▶ [Information supplied]
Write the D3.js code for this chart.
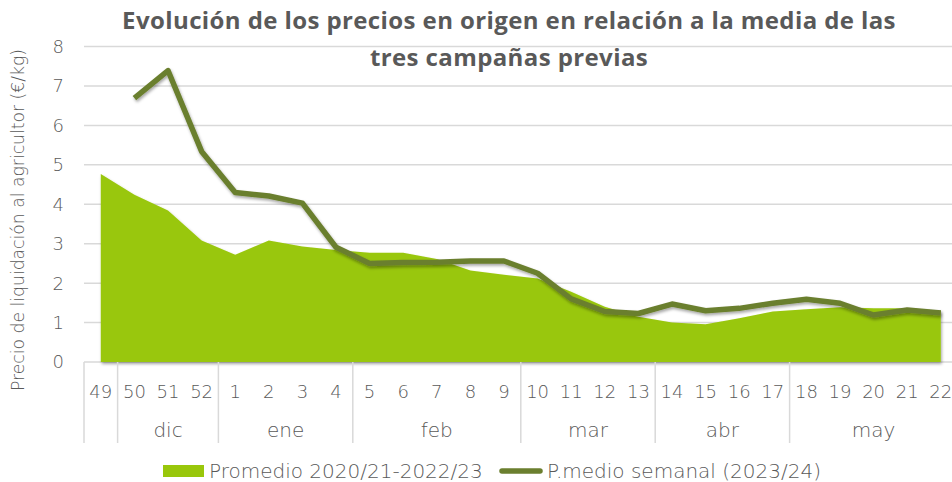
<!DOCTYPE html>
<html lang="es">
<head>
    <meta charset="UTF-8">
    <title>Evolución de los precios en origen</title>
    <script src="https://d3js.org/d3.v7.min.js"></script>
    <style>
        body {
            margin: 0;
            background: #fff;
        }
        svg {
            display: block;
        }
        .tick-label {
            font-family: "DejaVu Sans", sans-serif;
            font-weight: 200;
            font-size: 18px;
            fill: #595959;
        }
        .big-label {
            font-family: "DejaVu Sans", sans-serif;
            font-weight: 200;
            font-size: 20px;
            fill: #595959;
        }
        .title {
            font-family: "Open Sans", sans-serif;
            font-weight: bold;
            font-size: 24px;
            letter-spacing: 0.4px;
            fill: #595959;
        }
    </style>
</head>
<body>
    <svg width="952" height="482"></svg>
    <script>
        // semanas de campaña y mes al que pertenecen
        const weeks = ["49", "50", "51", "52", "1", "2", "3", "4", "5", "6", "7", "8", "9",
            "10", "11", "12", "13", "14", "15", "16", "17", "18", "19", "20", "21", "22"];
        const months = ["", "dic", "dic", "dic", "ene", "ene", "ene", "ene",
            "feb", "feb", "feb", "feb", "feb", "mar", "mar", "mar", "mar",
            "abr", "abr", "abr", "abr", "may", "may", "may", "may", "may"];

        // Promedio 2020/21-2022/23 (€/kg)
        const promedio = [4.77, 4.24, 3.84, 3.08, 2.72, 3.08, 2.93, 2.84, 2.77, 2.77, 2.61, 2.32, 2.21,
            2.12, 1.78, 1.40, 1.15, 1.00, 0.96, 1.11, 1.28, 1.34, 1.39, 1.36, 1.36, 1.30];
        // P.medio semanal (2023/24) (€/kg)
        const semanal = [null, 6.69, 7.39, 5.34, 4.30, 4.21, 4.03, 2.91, 2.50, 2.52, 2.53, 2.56, 2.56,
            2.25, 1.60, 1.28, 1.23, 1.47, 1.30, 1.36, 1.49, 1.59, 1.49, 1.19, 1.32, 1.24];

        const yTicks = [0, 1, 2, 3, 4, 5, 6, 7, 8];

        const areaColor = "#99c70b";
        const lineColor = "#6b7f2f";
        const gridColor = "#d9d9d9";

        const svg = d3.select("svg");

        const left = 84;
        const bottom = 362;
        const x = d3.scaleBand().domain(weeks).range([left, left + 33.6 * weeks.length]).padding(0);
        const y = d3.scaleLinear().domain([0, 8]).range([bottom, 46.5]);
        const cx = w => x(w) + x.bandwidth() / 2;

        const defs = svg.append("defs");
        const shadow = defs.append("filter").attr("id", "shadow")
            .attr("x", "-5%").attr("y", "-5%").attr("width", "110%").attr("height", "120%");
        shadow.append("feDropShadow")
            .attr("dx", 1).attr("dy", 2).attr("stdDeviation", 1.5)
            .attr("flood-color", "#000").attr("flood-opacity", 0.35);

        // gridlines
        svg.append("g").selectAll("line")
            .data(yTicks)
            .join("line")
            .attr("x1", left).attr("x2", 952)
            .attr("y1", d => y(d)).attr("y2", d => y(d))
            .attr("stroke", gridColor)
            .attr("stroke-width", 1.5);

        // y labels
        svg.append("g").selectAll("text")
            .data(yTicks)
            .join("text")
            .attr("class", "tick-label")
            .attr("x", 64)
            .attr("y", d => y(d))
            .attr("dy", "0.36em")
            .attr("text-anchor", "end")
            .text(d => d);

        // y axis title
        svg.append("text")
            .attr("class", "tick-label")
            .attr("transform", `translate(24,${220}) rotate(-90)`)
            .attr("text-anchor", "middle")
            .style("font-size", "17.2px")
            .text("Precio de liquidación al agricultor (€/kg)");

        // area
        const area = d3.area()
            .x((d, i) => cx(weeks[i]))
            .y0(y(0))
            .y1(d => y(d));

        svg.append("path")
            .datum(promedio)
            .attr("d", area)
            .attr("fill", areaColor)
            .attr("filter", "url(#shadow)");

        // line
        const line = d3.line()
            .defined(d => d != null)
            .x((d, i) => cx(weeks[i]))
            .y(d => y(d));

        svg.append("path")
            .datum(semanal)
            .attr("d", line)
            .attr("fill", "none")
            .attr("stroke", lineColor)
            .attr("stroke-width", 5.5)
            .attr("stroke-linejoin", "round")
            .attr("filter", "url(#shadow)");

        // week labels
        svg.append("g").selectAll("text")
            .data(weeks)
            .join("text")
            .attr("class", "tick-label")
            .attr("x", d => cx(d))
            .attr("y", 398)
            .attr("text-anchor", "middle")
            .text(d => d);

        // month groups
        const groups = [];
        months.forEach((m, i) => {
            const last = groups[groups.length - 1];
            if (last && last.name === m) last.end = i;
            else groups.push({ name: m, start: i, end: i });
        });

        svg.append("g").selectAll("line")
            .data(groups)
            .join("line")
            .attr("x1", d => x(weeks[d.start])).attr("x2", d => x(weeks[d.start]))
            .attr("y1", bottom).attr("y2", 443)
            .attr("stroke", gridColor)
            .attr("stroke-width", 1.5);

        svg.append("g").selectAll("text")
            .data(groups.filter(g => g.name))
            .join("text")
            .attr("class", "big-label")
            .attr("x", d => (x(weeks[d.start]) + x(weeks[d.end]) + x.bandwidth()) / 2)
            .attr("y", 437)
            .attr("text-anchor", "middle")
            .text(d => d.name);

        // title
        const title = svg.append("text")
            .attr("class", "title")
            .attr("text-anchor", "middle");
        title.append("tspan").attr("x", 509).attr("y", 29)
            .text("Evolución de los precios en origen en relación a la media de las");
        title.append("tspan").attr("x", 509).attr("y", 66)
            .text("tres campañas previas");

        // legend
        const legend = svg.append("g");
        legend.append("rect")
            .attr("x", 163).attr("y", 465).attr("width", 41).attr("height", 12)
            .attr("fill", areaColor);
        legend.append("text")
            .attr("class", "big-label")
            .attr("x", 209).attr("y", 471).attr("dy", "0.36em")
            .text("Promedio 2020/21-2022/23");
        legend.append("line")
            .attr("x1", 502).attr("x2", 540).attr("y1", 471).attr("y2", 471)
            .attr("stroke", lineColor).attr("stroke-width", 5.5)
            .attr("stroke-linecap", "round");
        legend.append("text")
            .attr("class", "big-label")
            .attr("x", 547).attr("y", 471).attr("dy", "0.36em")
            .text("P.medio semanal (2023/24)");
    </script>
</body>
</html>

▶ [Exercise] Retype everything in the material word for word, minus pictures.

▶ [The output]
Write the D3.js code for this chart.
<!DOCTYPE html>
<html lang="es">
<head>
    <meta charset="UTF-8">
    <title>Evolución de los precios en origen</title>
    <script src="https://d3js.org/d3.v7.min.js"></script>
    <style>
        body {
            margin: 0;
            background: #fff;
        }
        svg {
            display: block;
        }
        .tick-label {
            font-family: "DejaVu Sans", sans-serif;
            font-weight: 200;
            font-size: 18px;
            fill: #595959;
        }
        .big-label {
            font-family: "DejaVu Sans", sans-serif;
            font-weight: 200;
            font-size: 20px;
            fill: #595959;
        }
        .title {
            font-family: "Open Sans", sans-serif;
            font-weight: bold;
            font-size: 24px;
            letter-spacing: 0.4px;
            fill: #595959;
        }
    </style>
</head>
<body>
    <svg width="952" height="482"></svg>
    <script>
        // semanas de campaña y mes al que pertenecen
        const weeks = ["49", "50", "51", "52", "1", "2", "3", "4", "5", "6", "7", "8", "9",
            "10", "11", "12", "13", "14", "15", "16", "17", "18", "19", "20", "21", "22"];
        const months = ["", "dic", "dic", "dic", "ene", "ene", "ene", "ene",
            "feb", "feb", "feb", "feb", "feb", "mar", "mar", "mar", "mar",
            "abr", "abr", "abr", "abr", "may", "may", "may", "may", "may"];

        // Promedio 2020/21-2022/23 (€/kg)
        const promedio = [4.77, 4.24, 3.84, 3.08, 2.72, 3.08, 2.93, 2.84, 2.77, 2.77, 2.61, 2.32, 2.21,
            2.12, 1.78, 1.40, 1.15, 1.00, 0.96, 1.11, 1.28, 1.34, 1.39, 1.36, 1.36, 1.30];
        // P.medio semanal (2023/24) (€/kg)
        const semanal = [null, 6.69, 7.39, 5.34, 4.30, 4.21, 4.03, 2.91, 2.50, 2.52, 2.53, 2.56, 2.56,
            2.25, 1.60, 1.28, 1.23, 1.47, 1.30, 1.36, 1.49, 1.59, 1.49, 1.19, 1.32, 1.24];

        const yTicks = [0, 1, 2, 3, 4, 5, 6, 7, 8];

        const areaColor = "#99c70b";
        const lineColor = "#6b7f2f";
        const gridColor = "#d9d9d9";

        const svg = d3.select("svg");

        const left = 84;
        const bottom = 362;
        const x = d3.scaleBand().domain(weeks).range([left, left + 33.6 * weeks.length]).padding(0);
        const y = d3.scaleLinear().domain([0, 8]).range([bottom, 46.5]);
        const cx = w => x(w) + x.bandwidth() / 2;

        const defs = svg.append("defs");
        const shadow = defs.append("filter").attr("id", "shadow")
            .attr("x", "-5%").attr("y", "-5%").attr("width", "110%").attr("height", "120%");
        shadow.append("feDropShadow")
            .attr("dx", 1).attr("dy", 2).attr("stdDeviation", 1.5)
            .attr("flood-color", "#000").attr("flood-opacity", 0.35);

        // gridlines
        svg.append("g").selectAll("line")
            .data(yTicks)
            .join("line")
            .attr("x1", left).attr("x2", 952)
            .attr("y1", d => y(d)).attr("y2", d => y(d))
            .attr("stroke", gridColor)
            .attr("stroke-width", 1.5);

        // y labels
        svg.append("g").selectAll("text")
            .data(yTicks)
            .join("text")
            .attr("class", "tick-label")
            .attr("x", 64)
            .attr("y", d => y(d))
            .attr("dy", "0.36em")
            .attr("text-anchor", "end")
            .text(d => d);

        // y axis title
        svg.append("text")
            .attr("class", "tick-label")
            .attr("transform", `translate(24,${220}) rotate(-90)`)
            .attr("text-anchor", "middle")
            .style("font-size", "17.2px")
            .text("Precio de liquidación al agricultor (€/kg)");

        // area
        const area = d3.area()
            .x((d, i) => cx(weeks[i]))
            .y0(y(0))
            .y1(d => y(d));

        svg.append("path")
            .datum(promedio)
            .attr("d", area)
            .attr("fill", areaColor)
            .attr("filter", "url(#shadow)");

        // line
        const line = d3.line()
            .defined(d => d != null)
            .x((d, i) => cx(weeks[i]))
            .y(d => y(d));

        svg.append("path")
            .datum(semanal)
            .attr("d", line)
            .attr("fill", "none")
            .attr("stroke", lineColor)
            .attr("stroke-width", 5.5)
            .attr("stroke-linejoin", "round")
            .attr("filter", "url(#shadow)");

        // week labels
        svg.append("g").selectAll("text")
            .data(weeks)
            .join("text")
            .attr("class", "tick-label")
            .attr("x", d => cx(d))
            .attr("y", 398)
            .attr("text-anchor", "middle")
            .text(d => d);

        // month groups
        const groups = [];
        months.forEach((m, i) => {
            const last = groups[groups.length - 1];
            if (last && last.name === m) last.end = i;
            else groups.push({ name: m, start: i, end: i });
        });

        svg.append("g").selectAll("line")
            .data(groups)
            .join("line")
            .attr("x1", d => x(weeks[d.start])).attr("x2", d => x(weeks[d.start]))
            .attr("y1", bottom).attr("y2", 443)
            .attr("stroke", gridColor)
            .attr("stroke-width", 1.5);

        svg.append("g").selectAll("text")
            .data(groups.filter(g => g.name))
            .join("text")
            .attr("class", "big-label")
            .attr("x", d => (x(weeks[d.start]) + x(weeks[d.end]) + x.bandwidth()) / 2)
            .attr("y", 437)
            .attr("text-anchor", "middle")
            .text(d => d.name);

        // title
        const title = svg.append("text")
            .attr("class", "title")
            .attr("text-anchor", "middle");
        title.append("tspan").attr("x", 509).attr("y", 29)
            .text("Evolución de los precios en origen en relación a la media de las");
        title.append("tspan").attr("x", 509).attr("y", 66)
            .text("tres campañas previas");

        // legend
        const legend = svg.append("g");
        legend.append("rect")
            .attr("x", 163).attr("y", 465).attr("width", 41).attr("height", 12)
            .attr("fill", areaColor);
        legend.append("text")
            .attr("class", "big-label")
            .attr("x", 209).attr("y", 471).attr("dy", "0.36em")
            .text("Promedio 2020/21-2022/23");
        legend.append("line")
            .attr("x1", 502).attr("x2", 540).attr("y1", 471).attr("y2", 471)
            .attr("stroke", lineColor).attr("stroke-width", 5.5)
            .attr("stroke-linecap", "round");
        legend.append("text")
            .attr("class", "big-label")
            .attr("x", 547).attr("y", 471).attr("dy", "0.36em")
            .text("P.medio semanal (2023/24)");
    </script>
</body>
</html>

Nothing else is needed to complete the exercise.